Working with paper data involves reviewing another set of decisions when planning for data storage and security.

  1. Choose a final storage location.
    • After reviewing available locations as well as applicable laws, policies, and agreements, you will want to consider additional criteria such as accessibility of the storage site, your physical storage size needs, storage costs, and the security of the location. Most commonly required for any files containing PII, is to store them behind two locks.
  2. Consistently structure your file cabinets and folders.
    • While you may not have a style guide created for organizing physical folders and files, it is still important to consistently structure and name them for clarity. As an example, organize drawers by time period (e.g., wave 1), and further organize folders by data source (e.g., student survey).
  3. Securely work with files.
    • As discussed in Sections 11.3.1 and 12.2.3, as team members work with files, it is important that staff understand the rules and process for returning files back to the designated storage location when not in use (i.e., no files left on desks).

13.1.3 Oversight

Whether working with electronic or paper data, make sure to assign responsibilities to team members for tasks such as creating electronic directory structures or physical folder structures, adding and removing storage access, overseeing data backups, and monitoring training compliance. Without oversight of these processes, it is easy for errors to occur.

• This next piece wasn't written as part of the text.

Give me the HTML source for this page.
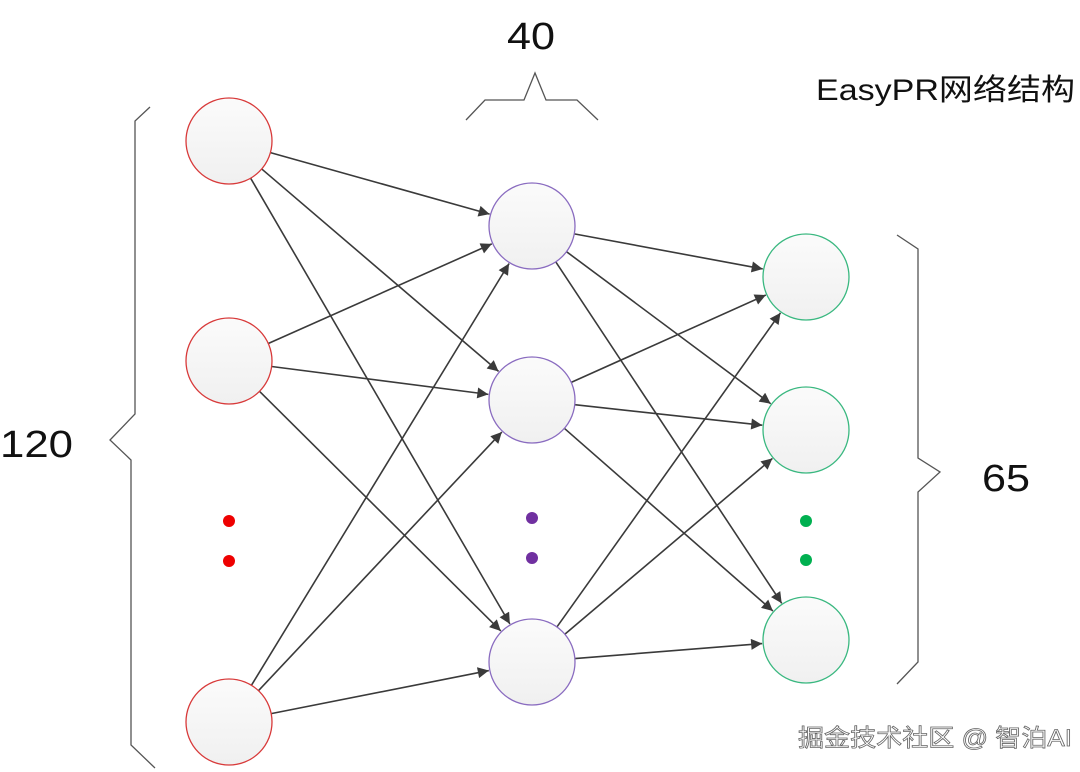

13.2 Documentation and dissemination

After you make a plan for short-term data storage, that plan should be added to all necessary documentation (e.g., DMP, research protocol, informed consent forms, SOPs). Once your plan has been approved, it is important to not deviate from that plan unless your revisions have also been approved. This is especially important in the case of informed consents. Once participants have agreed to data storage terms in the consent (e.g., how identifying information will be stored separate from study data), those terms should be honored.

Last, all information needs to be disseminated to team members to ensure fidelity to your data storage and security plan. Add pertinent information to documents that staff are required to review (i.e., team data security policy or onboarding/offboarding checklists) to ensure the information is reviewed. In addition, make sure to embed this information into any team or project related staff training.